I have a light bar on top with 4 off road lights. i think i'm going to turn the 2 outside ones backwards and use those for backup lights!!


----------



## tvpierce (Aug 7, 2003)

Donny O. said:


> I have a light bar on top with 4 off road lights. i think i'm going to turn the 2 outside ones backwards and use those for backup lights!!

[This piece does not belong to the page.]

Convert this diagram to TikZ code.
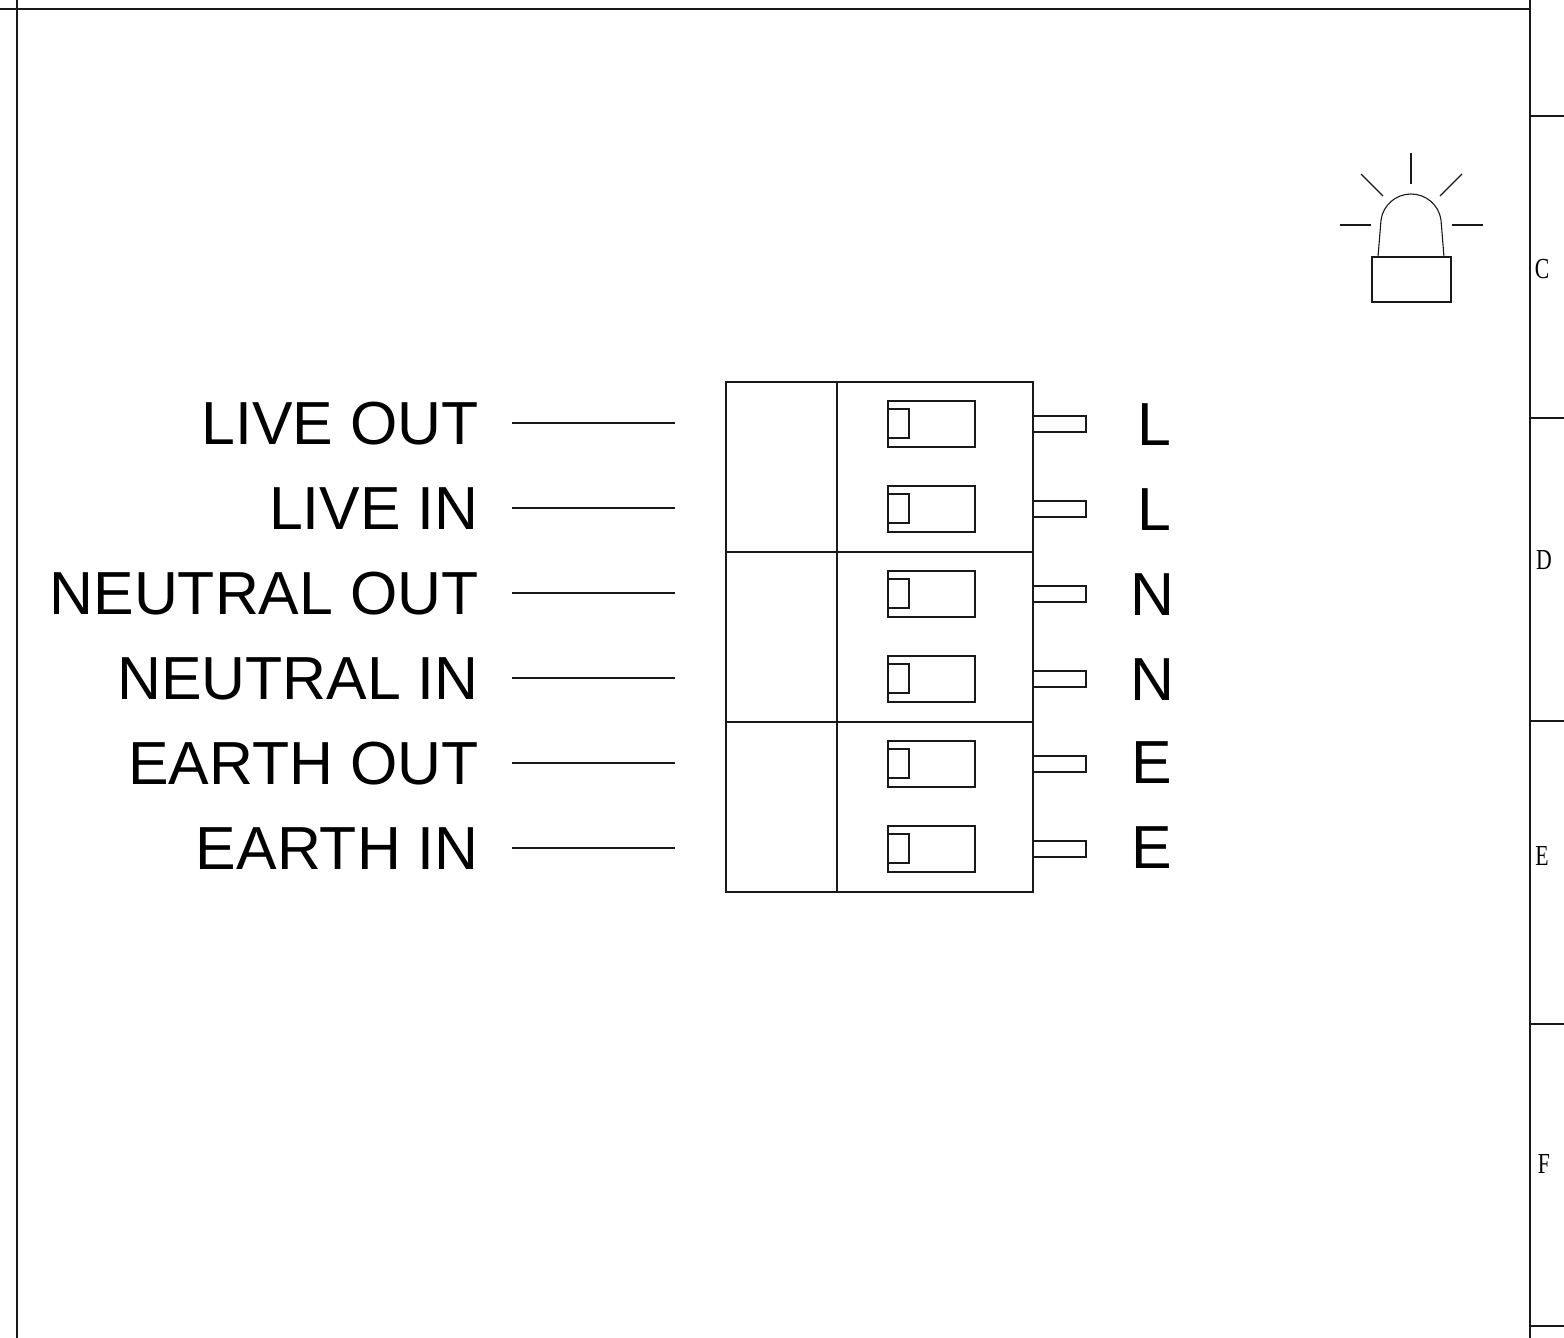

The only problem with that is it's going to leave you with a big "hole" in your light pattern because of the shadow created by the top.

jp


----------



## Donny O. (Feb 11, 2005)

tvpierce said:


> The only problem with that is it's going to leave you with a big "hole" in your light pattern because of the shadow created by the top.
> 
> jp


I wired the roof lights up yesterday and it was a big enough pain jsut to wire them all together....glad I decided not to wire 2 seperate circuits....woudn't' have been enough room to run all the wires!!


----------



## DomTech (Sep 22, 2005)

*2004 Jeep Wrangler Unlimited Plow*

Hi,
I just bought a blizzard 720LT and Im putting it on my 04 Wrangler, Can anyone tell me if I need to put timbrens in, And will my ride get rough?? Thanks


----------



## charlg (Sep 29, 2005)

I installed the Timbrins in my Jeep TJ. I put a Curtis Plow that weighed 476lbs. The Timbrins carry the weight very good, but it is a bumpier ride (not that a TJ has a smooth ride to begin with. The Timbrins are easy to install, and I was even thinking of taking them out in the spring. Overall, the will protect your front end. It's a good move.


----------



## Currinson (Jan 18, 2000)

I also have a Wrangler with a curtis homepro, works great, I had timberens put in, my only complaint is the plow jack only clears the pavement bt about 2 inches, it scrapes on steep driveways, any one else have this problem with curtis, I was thinking about putting air bags in, and removing the timberens

Any thoughts??

Erick


----------